• **Recorded data**:
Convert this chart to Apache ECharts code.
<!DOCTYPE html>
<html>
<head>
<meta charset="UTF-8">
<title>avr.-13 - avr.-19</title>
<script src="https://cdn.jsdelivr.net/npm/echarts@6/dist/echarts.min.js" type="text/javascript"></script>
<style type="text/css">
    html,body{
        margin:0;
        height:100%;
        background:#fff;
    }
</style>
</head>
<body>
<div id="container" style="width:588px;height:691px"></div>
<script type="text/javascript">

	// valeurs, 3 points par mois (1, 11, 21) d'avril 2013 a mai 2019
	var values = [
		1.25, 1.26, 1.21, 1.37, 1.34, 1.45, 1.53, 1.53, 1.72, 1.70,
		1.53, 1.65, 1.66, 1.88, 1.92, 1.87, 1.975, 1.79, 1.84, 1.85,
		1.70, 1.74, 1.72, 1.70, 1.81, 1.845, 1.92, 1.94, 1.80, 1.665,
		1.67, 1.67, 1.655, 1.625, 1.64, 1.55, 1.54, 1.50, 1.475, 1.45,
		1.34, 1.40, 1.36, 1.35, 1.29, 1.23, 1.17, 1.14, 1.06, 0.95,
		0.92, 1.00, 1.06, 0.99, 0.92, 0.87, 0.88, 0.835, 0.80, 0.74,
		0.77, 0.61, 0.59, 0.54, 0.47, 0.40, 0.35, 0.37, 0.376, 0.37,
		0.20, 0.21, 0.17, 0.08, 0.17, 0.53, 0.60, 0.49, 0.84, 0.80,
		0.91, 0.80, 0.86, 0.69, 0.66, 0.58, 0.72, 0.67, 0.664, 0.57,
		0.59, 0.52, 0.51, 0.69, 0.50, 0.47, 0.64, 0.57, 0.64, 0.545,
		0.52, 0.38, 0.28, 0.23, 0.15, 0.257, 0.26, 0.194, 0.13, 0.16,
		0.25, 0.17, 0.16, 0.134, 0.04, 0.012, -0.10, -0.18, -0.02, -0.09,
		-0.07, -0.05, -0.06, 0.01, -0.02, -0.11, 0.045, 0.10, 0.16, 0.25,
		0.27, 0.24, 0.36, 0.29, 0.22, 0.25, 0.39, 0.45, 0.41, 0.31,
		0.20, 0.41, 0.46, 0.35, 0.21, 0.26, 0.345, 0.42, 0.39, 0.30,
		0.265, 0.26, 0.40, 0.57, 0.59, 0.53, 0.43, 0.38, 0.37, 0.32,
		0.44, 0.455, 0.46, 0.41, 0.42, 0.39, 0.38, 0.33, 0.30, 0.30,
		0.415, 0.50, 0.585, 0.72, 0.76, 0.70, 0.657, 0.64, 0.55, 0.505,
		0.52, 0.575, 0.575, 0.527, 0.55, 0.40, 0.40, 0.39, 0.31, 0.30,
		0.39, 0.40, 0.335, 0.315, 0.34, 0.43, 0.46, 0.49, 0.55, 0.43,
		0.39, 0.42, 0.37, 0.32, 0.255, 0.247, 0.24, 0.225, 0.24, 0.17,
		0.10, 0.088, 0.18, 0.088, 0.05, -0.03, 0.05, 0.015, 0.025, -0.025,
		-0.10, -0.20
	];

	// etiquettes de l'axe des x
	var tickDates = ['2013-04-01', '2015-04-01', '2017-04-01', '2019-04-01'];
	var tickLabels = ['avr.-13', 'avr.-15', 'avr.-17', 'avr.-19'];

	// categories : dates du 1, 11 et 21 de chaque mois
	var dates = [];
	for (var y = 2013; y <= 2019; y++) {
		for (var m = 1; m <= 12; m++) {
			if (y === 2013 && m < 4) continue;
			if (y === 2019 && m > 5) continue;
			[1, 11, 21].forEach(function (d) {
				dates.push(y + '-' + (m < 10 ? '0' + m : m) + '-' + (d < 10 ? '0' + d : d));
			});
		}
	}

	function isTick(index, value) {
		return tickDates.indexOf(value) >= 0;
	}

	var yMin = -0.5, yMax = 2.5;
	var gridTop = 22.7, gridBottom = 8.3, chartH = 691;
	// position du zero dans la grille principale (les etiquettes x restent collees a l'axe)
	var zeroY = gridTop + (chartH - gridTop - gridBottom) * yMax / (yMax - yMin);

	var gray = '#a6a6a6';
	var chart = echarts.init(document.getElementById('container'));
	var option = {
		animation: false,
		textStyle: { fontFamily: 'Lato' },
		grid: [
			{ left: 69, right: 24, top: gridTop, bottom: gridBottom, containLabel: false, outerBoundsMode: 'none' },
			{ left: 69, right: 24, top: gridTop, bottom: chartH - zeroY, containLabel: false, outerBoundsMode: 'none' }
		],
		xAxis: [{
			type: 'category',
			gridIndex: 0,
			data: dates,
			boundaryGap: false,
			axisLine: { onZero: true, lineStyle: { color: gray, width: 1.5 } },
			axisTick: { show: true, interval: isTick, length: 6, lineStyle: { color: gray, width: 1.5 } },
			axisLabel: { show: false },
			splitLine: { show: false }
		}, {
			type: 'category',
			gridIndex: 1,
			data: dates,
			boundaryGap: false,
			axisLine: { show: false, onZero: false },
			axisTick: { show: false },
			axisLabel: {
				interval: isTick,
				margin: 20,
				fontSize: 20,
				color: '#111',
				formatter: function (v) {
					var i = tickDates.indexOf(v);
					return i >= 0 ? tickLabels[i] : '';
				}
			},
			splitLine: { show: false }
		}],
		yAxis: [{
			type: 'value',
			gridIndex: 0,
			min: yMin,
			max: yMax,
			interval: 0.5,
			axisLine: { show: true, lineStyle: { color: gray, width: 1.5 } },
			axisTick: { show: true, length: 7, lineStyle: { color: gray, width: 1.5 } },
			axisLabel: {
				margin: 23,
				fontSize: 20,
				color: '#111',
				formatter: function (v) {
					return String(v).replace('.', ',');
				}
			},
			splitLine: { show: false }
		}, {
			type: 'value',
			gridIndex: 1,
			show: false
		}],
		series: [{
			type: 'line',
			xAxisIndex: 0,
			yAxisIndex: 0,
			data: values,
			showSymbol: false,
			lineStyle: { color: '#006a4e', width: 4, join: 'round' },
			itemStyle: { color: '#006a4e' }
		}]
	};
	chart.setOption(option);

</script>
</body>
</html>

==

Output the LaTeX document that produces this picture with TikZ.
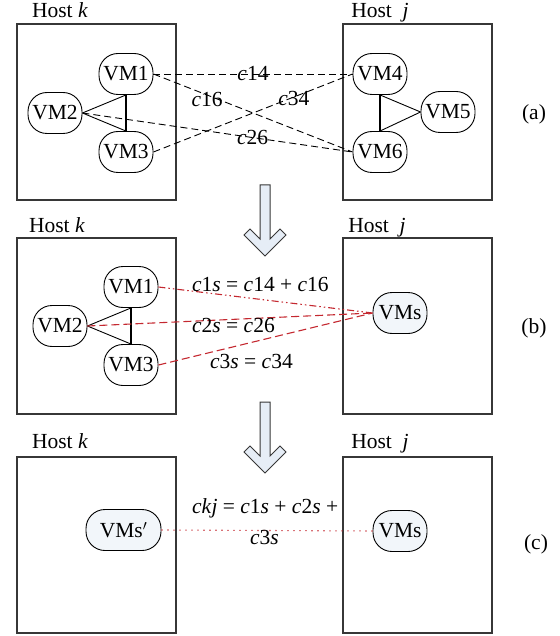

...

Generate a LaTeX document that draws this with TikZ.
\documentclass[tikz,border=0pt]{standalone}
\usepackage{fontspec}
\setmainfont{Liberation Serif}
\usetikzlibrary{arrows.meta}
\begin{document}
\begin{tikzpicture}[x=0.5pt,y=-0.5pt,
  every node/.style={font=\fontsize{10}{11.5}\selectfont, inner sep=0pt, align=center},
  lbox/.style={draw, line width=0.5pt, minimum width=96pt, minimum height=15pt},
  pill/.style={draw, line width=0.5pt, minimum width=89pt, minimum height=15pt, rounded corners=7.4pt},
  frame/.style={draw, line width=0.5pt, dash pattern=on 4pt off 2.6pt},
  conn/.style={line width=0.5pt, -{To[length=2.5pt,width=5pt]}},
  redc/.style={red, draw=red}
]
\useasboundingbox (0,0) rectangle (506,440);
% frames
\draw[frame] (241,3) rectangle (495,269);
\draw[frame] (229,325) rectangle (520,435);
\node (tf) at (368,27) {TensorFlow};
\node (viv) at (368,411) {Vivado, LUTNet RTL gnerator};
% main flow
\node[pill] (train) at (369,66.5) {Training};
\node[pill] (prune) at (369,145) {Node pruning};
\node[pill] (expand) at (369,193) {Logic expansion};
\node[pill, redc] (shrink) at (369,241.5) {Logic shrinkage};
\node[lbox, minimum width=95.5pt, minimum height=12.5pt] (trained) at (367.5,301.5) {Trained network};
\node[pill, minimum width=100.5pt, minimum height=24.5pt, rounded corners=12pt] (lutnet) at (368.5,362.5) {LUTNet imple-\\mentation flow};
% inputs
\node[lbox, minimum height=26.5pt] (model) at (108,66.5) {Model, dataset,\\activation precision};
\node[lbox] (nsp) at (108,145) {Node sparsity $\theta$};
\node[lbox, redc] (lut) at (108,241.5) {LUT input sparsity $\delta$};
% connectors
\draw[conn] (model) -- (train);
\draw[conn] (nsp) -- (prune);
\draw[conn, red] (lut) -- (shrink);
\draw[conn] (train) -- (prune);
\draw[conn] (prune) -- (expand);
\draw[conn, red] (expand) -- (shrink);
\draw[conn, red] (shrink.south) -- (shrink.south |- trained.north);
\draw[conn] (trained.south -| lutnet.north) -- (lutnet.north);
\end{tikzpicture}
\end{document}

• **Job**: Copy every line in the listing above where the string "LaTeX" turns up.

• **The reply**:
Output the LaTeX document that produces this picture with TikZ.
Generate a LaTeX document that draws this with TikZ.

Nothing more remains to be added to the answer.